Vingroup's approach represents a deliberate contrast: partnering with established technology leaders to ensure environmental compliance and knowledge transfer from the outset. Rather than attempting to develop steel technology independently, the company is acquiring proven capabilities that meet international environmental standards.
In Vietnam, as across pragmatic one-party states, economic opening proceeds carefully alongside political stability. The steel complex fits the Communist Party's broader strategy of moving Vietnam up the manufacturing value chain—from low-cost assembly to more sophisticated industrial production requiring advanced technology and skilled labor.
The partnership reflects Vietnam's success in attracting foreign investment across multiple sectors. The country has emerged as a key alternative to China in global supply chains, with electronics giants like Samsung and Apple suppliers establishing major operations. Steel production capacity represents the next tier of industrial development—producing materials domestically rather than importing them for assembly operations.
Vietnam's steel consumption has grown rapidly alongside construction and manufacturing expansion, but the country still imports significant quantities. A modern, environmentally compliant steel complex would reduce import dependence while creating opportunities for technology absorption by Vietnamese engineers and managers.

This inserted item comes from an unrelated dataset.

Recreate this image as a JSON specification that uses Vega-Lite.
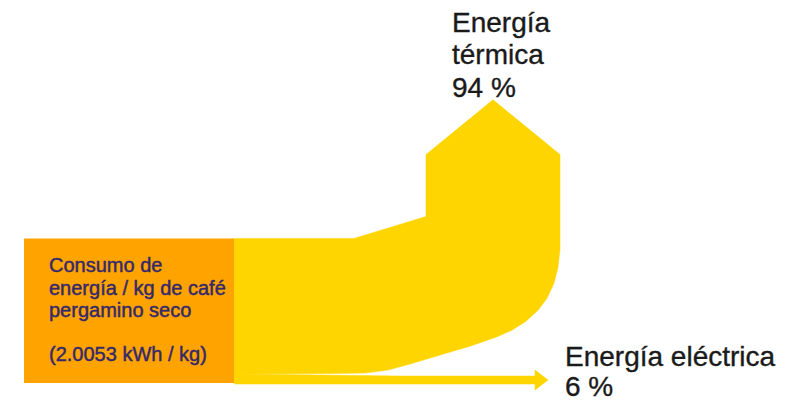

The deal demonstrates how Vietnam navigates its position between the United States and China: welcoming Japanese and European technology investment while maintaining economic ties with Beijing. This careful balancing act has allowed Vietnam to benefit from US-China trade tensions without being forced to choose sides definitively.

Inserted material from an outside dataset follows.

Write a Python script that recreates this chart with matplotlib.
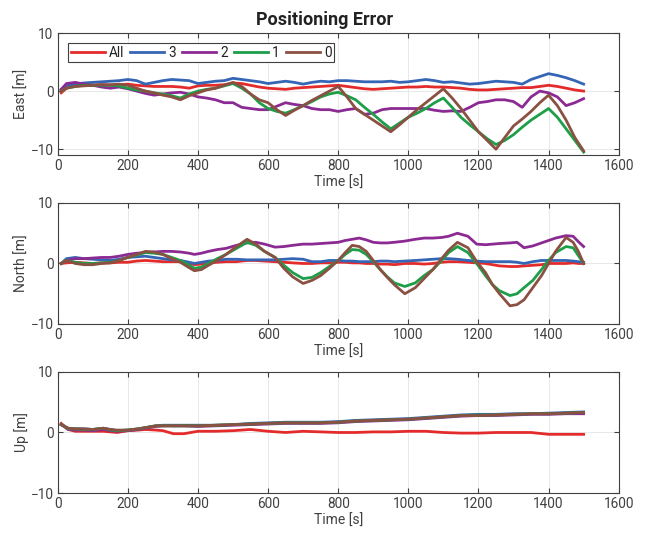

For Vingroup, the steel venture represents diversification beyond its core real estate, retail, and automotive businesses. The conglomerate has pursued ambitious technology acquisitions before, including electric vehicle production and smartphone manufacturing, though with mixed results. Steel production, however, addresses clear domestic demand and benefits from established technology partners rather than attempting to compete in crowded global consumer markets.